Da un'analisi di studi clinici condotti su pazienti con SLE, è emerso che una dieta contenente un alto livello di acidi grassi polinsaturi omega 3 riduceva infiammazione, trigliceridi, colesterolo LDL e rischio cardiovascolare, mentre gli omega 6 peggioravano le condizioni infiammatorie.
Dato che il 40-50% dei soggetti affetti da SLE è risultato obeso e più propenso a soffrire la fatica, la restrizione calorica apportava benefici al sistema immunitario e diminuiva il livello di fatica; inoltre un minore apporto giornaliero di proteine, pari a 0.6 g/kg di peso corporeo (dieta ipoproteica), migliorava la funzione renale.
La dieta personalizzata nei pazienti con SLE viene, dunque, fortemente raccomandata per conservare l'omeostasi corporea, allungare il periodo di remissione dai sintomi, prevenire gli effetti indesiderati dei farmaci e favorire il benessere fisico e mentale. Evita, infine, le comorbilità (diabete mellito, sindrome metabolica, dislipidemia e obesità) che promuovono il rischio cardiovascolare.
SLE
È il prototipo di malattia autoimmune ad eziologia sconosciuta che coinvolge fattori di rischio genetici, epigenetici e ambientali. La patogenesi della SLE dev'essere ancora esplorata, ma si sta investigando sempre di più sull'impatto della dieta nello stimolare o alterare l'andamento della malattia.
Una dieta iperlipidica, infatti, tende ad aggravare le alterazioni del profilo lipidico (colesterolo e trigliceridi) causate dalla medicazione (corticoterapia cronica) o dalla malattia stessa.
Altre abitudini, come fumo di sigaretta e mancanza di esercizio fisico, vanno a peggiorare ulteriormente i sintomi della SLE.
Alimenti necessari
Gli studi clinici hanno dimostrato che una dieta ipocalorica con poco sale marino (meno di 3 gr al giorno), contenente quinoa e cereali grezzi (orzo e farro) invece di raffinati, sciroppo di riso, orzo e acero in sostituzione dello zucchero, oli ricchi di acidi grassi polinsaturi (omega 3) come krill, pesce, oliva, canola, semi di lino, primula, soia, pesce (salmone, sardine, aringa), limitava l'infiltrato infiammatorio nelle giunture, trigliceridi e colesterolo, regolava la proteinuria e la pressione sanguigna.
La pappa reale, ricca di aminoacidi e vitamine, si è rivelata un integratore adatto per i pazienti con la SLE, ad azione ipocolesterolemica, antinfiammatoria e immunoregolatrice.

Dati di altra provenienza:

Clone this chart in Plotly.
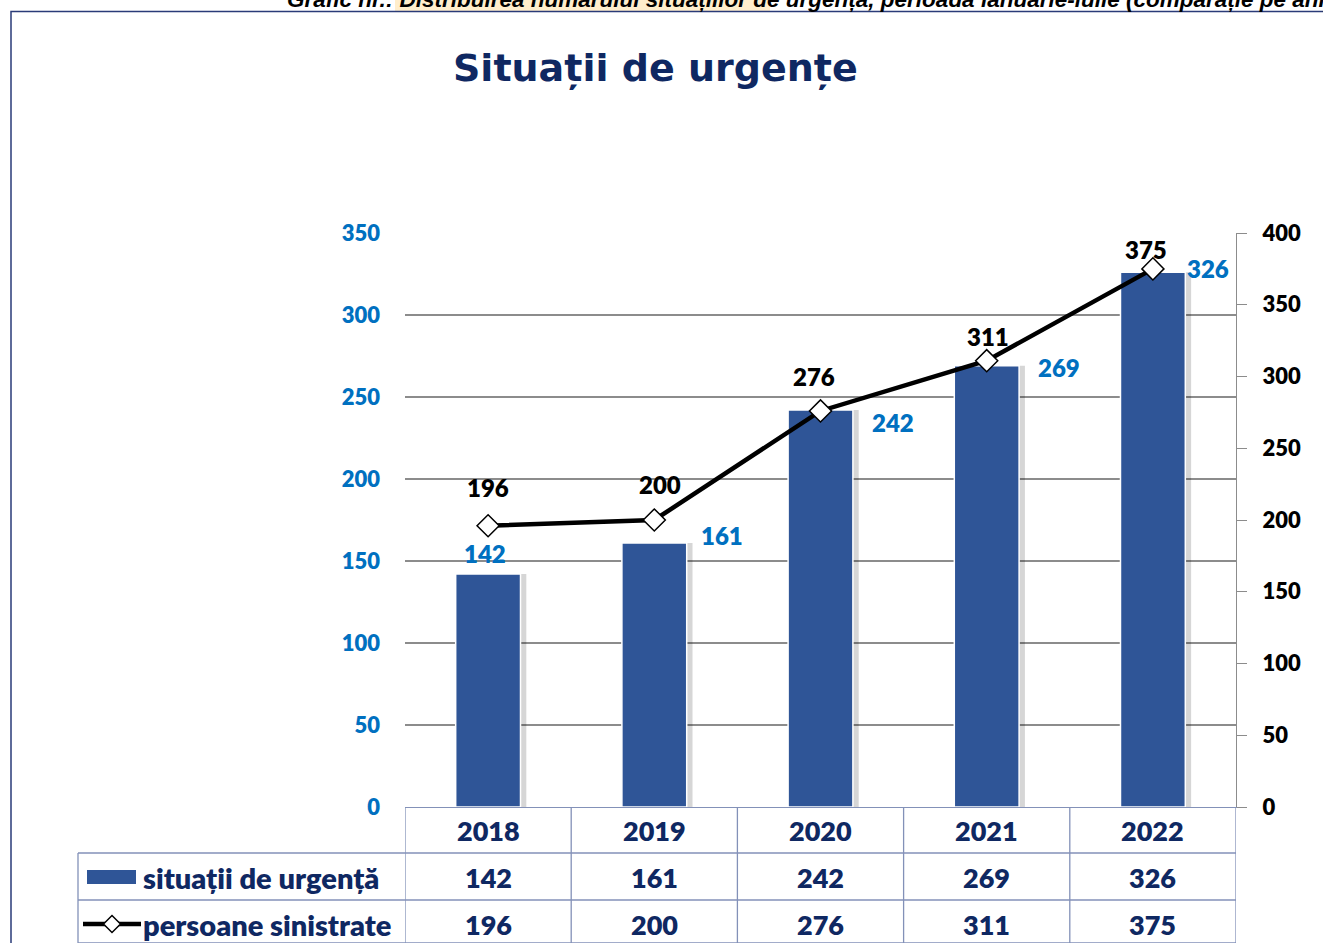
import plotly.graph_objects as go

# ---------------- data ----------------
years = ["2018", "2019", "2020", "2021", "2022"]
situatii = [142, 161, 242, 269, 326]
persoane = [196, 200, 276, 311, 375]
series_names = ["situații de urgență", "persoane sinistrate"]
title_text = "Situații de urgențe"
caption_text = "Grafic nr.: Distribuirea numărului situațiilor de urgență, perioada ianuarie-iulie (comparație pe ani)"
left_ticks = [0, 50, 100, 150, 200, 250, 300, 350]
right_ticks = [0, 50, 100, 150, 200, 250, 300, 350, 400]

# ---------------- layout helpers ----------------
W, H = 1323, 943
L, R, T, B = 405, 1236, 233, 807


def px(x):
    return (x - L) / (R - L)


def py(y):
    return (B - y) / (B - T)


FONT = "Lato, 'Open Sans', sans-serif"
TFONT = "'DejaVu Sans', Verdana, sans-serif"
NAVY = "#0f2862"
BLUE_TXT = "#0070C0"
BAR = "#2F5597"
GRID = "#8c8c8c"
TABLE = "#8391b8"
WT = 800

# label offsets (pixels) for the Excel-placed data labels
bar_label_shift = [(-3, 21), (68, 7), (72, -12), (72, -2), (55, 4)]
line_label_shift = [(0, 38), (6, 36), (-7, 34), (1, 24), (-7, 19)]

xi = list(range(len(years)))

fig = go.Figure()

# bar shadow
fig.add_trace(go.Bar(
    x=xi, y=situatii, width=0.39, offset=-0.195 + 0.035,
    marker=dict(color="rgba(0,0,0,0.16)", line=dict(width=0)),
    hoverinfo="skip", showlegend=False,
))
# bars
fig.add_trace(go.Bar(
    x=xi, y=situatii, width=0.39, offset=-0.195,
    marker=dict(color=BAR, line=dict(color="white", width=1.5)),
    name=series_names[0], showlegend=False, hovertext=years,
))
# line
fig.add_trace(go.Scatter(
    x=xi, y=persoane, yaxis="y2", mode="lines+markers",
    line=dict(color="black", width=4.5),
    marker=dict(symbol="diamond", size=17, color="white",
                line=dict(color="black", width=1.5)),
    name=series_names[1], showlegend=False, hovertext=years,
))

annotations = []
# bar labels
for i, v in enumerate(situatii):
    dx, dy = bar_label_shift[i]
    annotations.append(dict(
        x=i, y=v, xref="x", yref="y", text=f"{v}", showarrow=False,
        xshift=dx, yshift=dy, yanchor="middle",
        font=dict(family=FONT, size=24, color=BLUE_TXT, weight=WT)))
# line labels
for i, v in enumerate(persoane):
    dx, dy = line_label_shift[i]
    annotations.append(dict(
        x=i, y=v, xref="x", yref="y2", text=f"{v}", showarrow=False,
        xshift=dx, yshift=dy, yanchor="middle",
        font=dict(family=FONT, size=24, color="black", weight=WT)))

# title
annotations.append(dict(
    x=px(655), y=py(68), xref="paper", yref="paper", text=title_text,
    showarrow=False, xanchor="center", yanchor="middle",
    font=dict(family=TFONT, size=38, color=NAVY, weight="bold")))

# caption (cut off at top edge)
annotations.append(dict(
    x=px(285), y=py(-1), xref="paper", yref="paper", text=f"<i>{caption_text}</i>",
    showarrow=False, xanchor="left", yanchor="middle",
    font=dict(family="Liberation Sans, Arial, sans-serif", size=22.5, color="black",
              weight="bold")))

# data table
row_y = [830, 877, 924]
for i, yr in enumerate(years):
    annotations.append(dict(
        x=i, y=py(row_y[0]), xref="x", yref="paper", text=yr,
        showarrow=False, yanchor="middle",
        font=dict(family=FONT, size=27, color=NAVY, weight=WT)))
for i, v in enumerate(situatii):
    annotations.append(dict(
        x=i, y=py(row_y[1]), xref="x", yref="paper", text=f"{v}",
        showarrow=False, yanchor="middle",
        font=dict(family=FONT, size=27, color=NAVY, weight=WT)))
for i, v in enumerate(persoane):
    annotations.append(dict(
        x=i, y=py(row_y[2]), xref="x", yref="paper", text=f"{v}",
        showarrow=False, yanchor="middle",
        font=dict(family=FONT, size=27, color=NAVY, weight=WT)))
for name, ry in zip(series_names, row_y[1:]):
    annotations.append(dict(
        x=px(141), y=py(ry), xref="paper", yref="paper", text=name,
        showarrow=False, xanchor="left", yanchor="middle",
        font=dict(family=FONT, size=29, color=NAVY, weight=WT)))

shapes = []
# caption highlight
shapes.append(dict(type="rect", xref="paper", yref="paper",
                   x0=px(395), x1=px(770), y0=py(12), y1=py(-2),
                   fillcolor="rgba(255,205,110,0.35)", line=dict(width=0), layer="below"))
# chart border
shapes.append(dict(type="rect", xref="paper", yref="paper",
                   x0=px(11), x1=px(1340), y0=py(960), y1=py(11.5),
                   line=dict(color="#2a3b78", width=1.5), fillcolor="rgba(0,0,0,0)"))
# table horizontal lines
for yy in [853, 900, 943]:
    shapes.append(dict(type="line", xref="paper", yref="paper",
                       x0=px(78), x1=px(R), y0=py(yy), y1=py(yy),
                       line=dict(color=TABLE, width=1.3)))
# table vertical lines at category boundaries
for k in range(len(years) + 1):
    shapes.append(dict(type="line", xref="x", yref="paper",
                       x0=k - 0.5, x1=k - 0.5, y0=py(807), y1=py(950),
                       line=dict(color=TABLE, width=1.3)))
shapes.append(dict(type="line", xref="paper", yref="paper",
                   x0=px(78), x1=px(78), y0=py(853), y1=py(950),
                   line=dict(color=TABLE, width=1.3)))
# legend keys
shapes.append(dict(type="rect", xref="paper", yref="paper",
                   x0=px(87), x1=px(136), y0=py(884), y1=py(870),
                   fillcolor=BAR, line=dict(width=0)))
shapes.append(dict(type="line", xref="paper", yref="paper",
                   x0=px(83), x1=px(141), y0=py(924), y1=py(924),
                   line=dict(color="black", width=4.5)))
cx, cy, hs = 112, 924, 8.5
path = (f"M {px(cx - hs)} {py(cy)} L {px(cx)} {py(cy - hs)} "
        f"L {px(cx + hs)} {py(cy)} L {px(cx)} {py(cy + hs)} Z")
shapes.append(dict(type="path", xref="paper", yref="paper", path=path,
                   fillcolor="white", line=dict(color="black", width=1.5)))

fig.update_layout(
    width=W, height=H,
    margin=dict(l=L, r=W - R, t=T, b=H - B, pad=0),
    paper_bgcolor="white", plot_bgcolor="white",
    barmode="overlay",
    showlegend=False,
    xaxis=dict(type="linear", range=[-0.5, len(years) - 0.5],
               showticklabels=False, ticks="", showgrid=False,
               showline=True, linecolor=TABLE, linewidth=1.3, zeroline=False),
    yaxis=dict(range=[0, 350], tickvals=left_ticks, showgrid=True, gridcolor=GRID,
               gridwidth=1.5, zeroline=False, showline=False, ticks="",
               ticklabelstandoff=24,
               tickfont=dict(family=FONT, size=22, color=BLUE_TXT, weight=WT)),
    yaxis2=dict(range=[0, 400], tickvals=right_ticks, overlaying="y", side="right",
                showgrid=False, zeroline=False, showline=True, linecolor=GRID,
                linewidth=1.3, ticks="outside", ticklen=10, tickcolor=GRID,
                tickwidth=1.3, ticklabelstandoff=11,
                tickfont=dict(family=FONT, size=22, color="black", weight=WT)),
    annotations=annotations,
    shapes=shapes,
)

fig.write_html("out.html", config={"displayModeBar": False},
               post_script="document.body.style.margin='0';document.body.style.overflow='hidden';")
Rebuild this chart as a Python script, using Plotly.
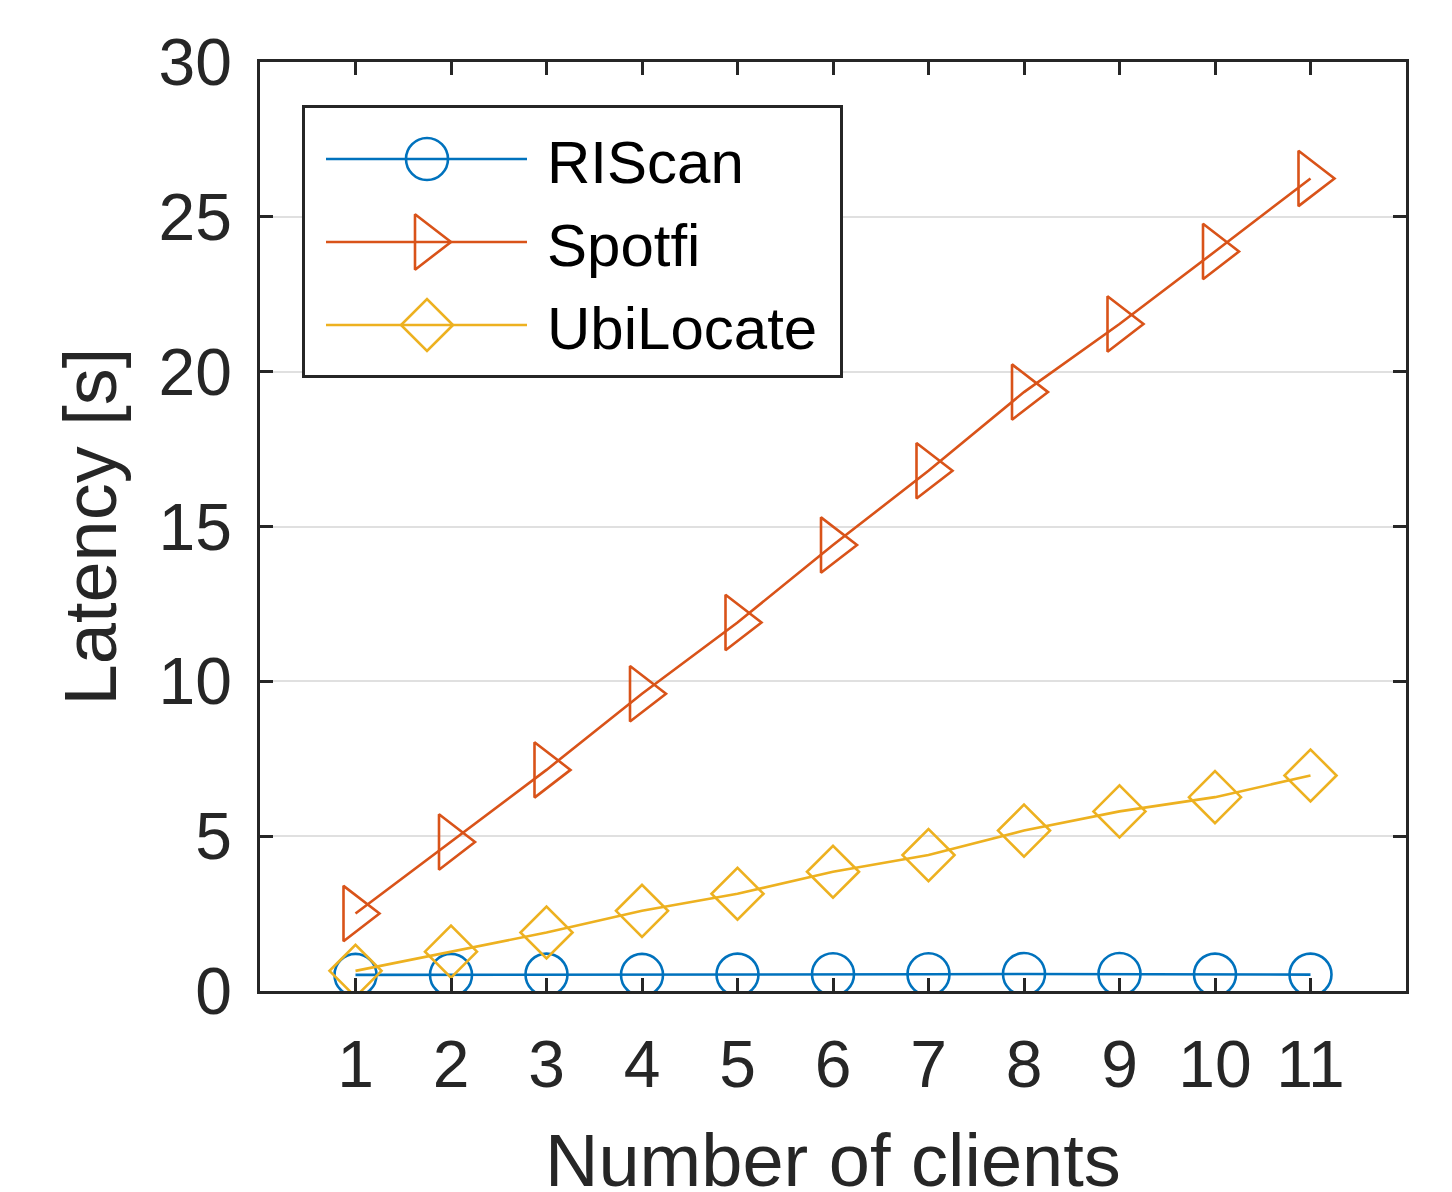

Alcune vitamine influenzavano il corso della malattia: la deficienza di vitamina D si associava ad un peggioramento di sintomi, quindi era opportuno mantenerla a livelli normali con integrazione di 2000 UI al giorno; la vitamina E combinata con omega 3 da olio di pesce ridimensionava le citochine infiammatorie; la somministrazione di vitamina C (500 mg) e vitamina E (800 IU) inibiva infiammazione e complicazioni cardiovascolari, insieme ad alimenti ricchi di vitamina C (succo di arancia, mandarino, papaia e broccoli); il complesso vitaminico B ottenuto con carne rossa, fegato, pollo, salmone, sardine, nocciole, uova, banana e avocado, abbatteva trigliceridi e colesterolo.
La taurina - aminoacido disponibile in uova, carne e ostriche - regolava la risposta immunitaria e moderava lo stress ossidativo.
Tra le spezie la curcumina - polifenolo estratto da Curcuma longa - presentava effetti antinfiammatori, antiossidanti, antibatterici, ipoglicemici, ad una dose di 200-500 mg al giorno per 3 mesi.